Rosen employs notions of graph theory as he ponders how to think relationally about forces acting on materials which are themselves sources of forces. I’ve been thinking along these lines in my current research as I struggle to conceive the limitations of differential equations in studying the kinetics of autocatalytic systems and how they evolve. There’s a strange (by which I mean I don’t understand it) recursive relationship going on, that might lead to infinite regress on the one hand – you might need a larger system to explain what’s going on in your subsystem – and yet “infinity is not the same as large finite” as Rosen states, and it boggles my mind how to think about this. Even more mind-boggling, Rosen suggests a possible way out through replication as some way to stabilize open systems such that somehow the recursive loops close back into some sort of discrete entity (an organism!) with boundaries that remain fuzzy.

 

Murkily, rather than clearly, the approach to understanding complexity will not adequately proceed through pure reductionism.

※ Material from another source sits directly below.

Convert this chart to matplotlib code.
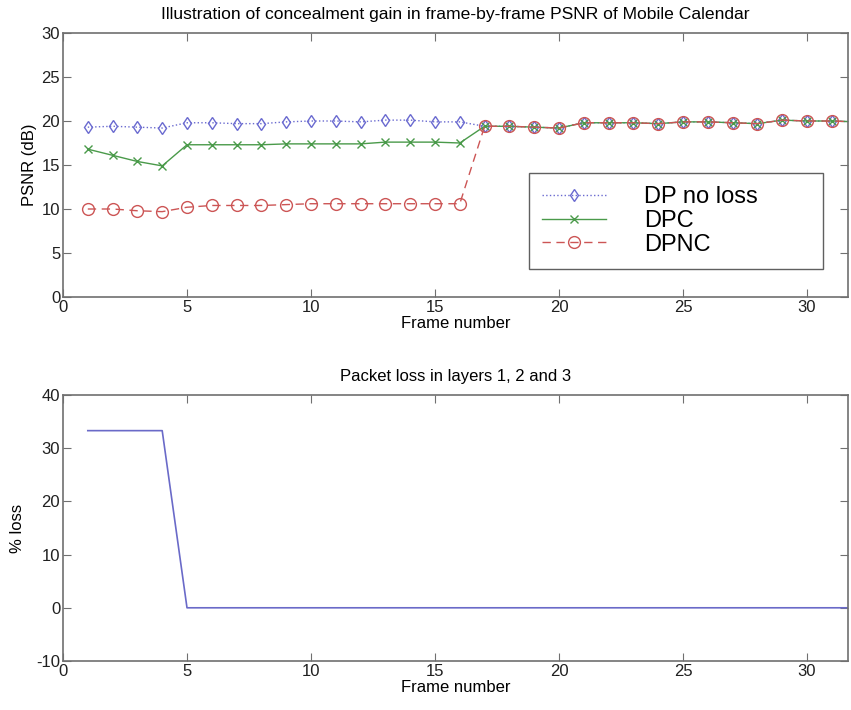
import matplotlib
matplotlib.use("Agg")
import matplotlib.pyplot as plt
import numpy as np

plt.rcParams['font.family'] = ['Liberation Sans', 'DejaVu Sans']
plt.rcParams['axes.unicode_minus'] = False

frames = list(range(1, 33))
dp_no_loss = [19.3, 19.4, 19.3, 19.2, 19.8, 19.8, 19.7, 19.7, 19.9, 20.0, 20.0, 19.9,
              20.1, 20.1, 19.9, 19.9, 19.4, 19.4, 19.3, 19.2, 19.8, 19.8, 19.8, 19.7,
              19.9, 19.9, 19.8, 19.7, 20.1, 20.0, 20.0, 19.9]
dpc = [16.8, 16.1, 15.4, 14.9, 17.3, 17.3, 17.3, 17.3, 17.4, 17.4, 17.4, 17.4,
       17.6, 17.6, 17.6, 17.5, 19.4, 19.4, 19.3, 19.2, 19.8, 19.8, 19.8, 19.7,
       19.9, 19.9, 19.8, 19.7, 20.1, 20.0, 20.0, 19.9]
dpnc = [10.0, 10.0, 9.8, 9.7, 10.2, 10.4, 10.4, 10.4, 10.5, 10.6, 10.6, 10.6,
        10.6, 10.6, 10.6, 10.6, 19.4, 19.4, 19.3, 19.2, 19.8, 19.8, 19.8, 19.7,
        19.9, 19.9, 19.8, 19.7, 20.1, 20.0, 20.0, 19.9]
loss_pct = [33.3, 33.3, 33.3, 33.3] + [0.0] * 28

series_labels = ["DP no loss", "DPC", "DPNC"]
x_ticks = [0, 5, 10, 15, 20, 25, 30]
psnr_ticks = [0, 5, 10, 15, 20, 25, 30]
loss_ticks = [-10, 0, 10, 20, 30, 40]

fig = plt.figure(figsize=(8.51, 7.10), dpi=100)
W, H = 851, 710
def pos(l, t, r, b):
    return [l / W, 1 - b / H, (r - l) / W, (b - t) / H]

ax1 = fig.add_axes(pos(63, 33, 848, 297))
ax2 = fig.add_axes(pos(63, 395, 848, 661))
XMAX = (848 - 63) / 24.8

axis_col = '#707070'
blue = '#6a6ad0'
green = '#4a9a4a'
red = '#cc5555'
FS = 12

ax1.plot(frames, dp_no_loss, linestyle=':', color=blue, marker='d', markersize=6.5,
         markerfacecolor='none', markeredgecolor=blue, linewidth=1, label=series_labels[0])
ax1.plot(frames, dpc, linestyle='-', color=green, marker='x', markersize=6,
         linewidth=1, label=series_labels[1])
ax1.plot(frames, dpnc, linestyle=(0, (6, 4)), color=red, marker='o', markersize=8.5,
         markerfacecolor='none', markeredgecolor=red, linewidth=1, label=series_labels[2])
ax1.set_xlim(0, XMAX)
ax1.set_ylim(0, 30)
ax1.set_xticks(x_ticks)
ax1.set_yticks(psnr_ticks)
ax1.set_title("Illustration of concealment gain in frame-by-frame PSNR of Mobile Calendar",
              fontsize=12.6, pad=10)
ax1.set_xlabel("Frame number", fontsize=FS, labelpad=1)
ax1.set_ylabel("PSNR (dB)", fontsize=FS, labelpad=3)
leg = ax1.legend(loc='upper left', bbox_to_anchor=(0.594, 0.098, 0.374, 0.372),
                 mode='expand', fontsize=17,
                 frameon=True, fancybox=False, framealpha=1, edgecolor='#606060',
                 handlelength=2.7, handletextpad=1.6, labelspacing=0.08,
                 borderpad=0.55, borderaxespad=0)
leg.get_frame().set_linewidth(1)

ax2.plot(frames, loss_pct, color='#6a6ac8', linewidth=1.2)
ax2.set_xlim(0, XMAX)
ax2.set_ylim(-10, 40)
ax2.set_xticks(x_ticks)
ax2.set_yticks(loss_ticks)
ax2.set_title("Packet loss in layers 1, 2 and 3", fontsize=FS, pad=10)
ax2.set_xlabel("Frame number", fontsize=FS, labelpad=1)
ax2.set_ylabel("% loss", fontsize=FS, labelpad=8)

for ax in (ax1, ax2):
    for s in ax.spines.values():
        s.set_color(axis_col)
        s.set_linewidth(1.2)
    ax.tick_params(direction='in', top=True, right=True, length=6, width=0.8,
                   colors=axis_col, labelsize=FS, labelcolor='#202020', pad=2)

fig.savefig("out.png", dpi=100)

Reductionist models can give us partial understanding of the part, not the whole, and we need to remember the limitations of our model whereby we’ve conveniently hidden or ignored the irreducible parts. To grasp that whole, maybe a “leap of faith” is required. Not because of small gaps because the “old physics” is starting to see widening chasms as it explores complexity theory, but large gaps that Schrodinger began to ponder when he suggested a new physics is needed. Those lessons may come from life itself.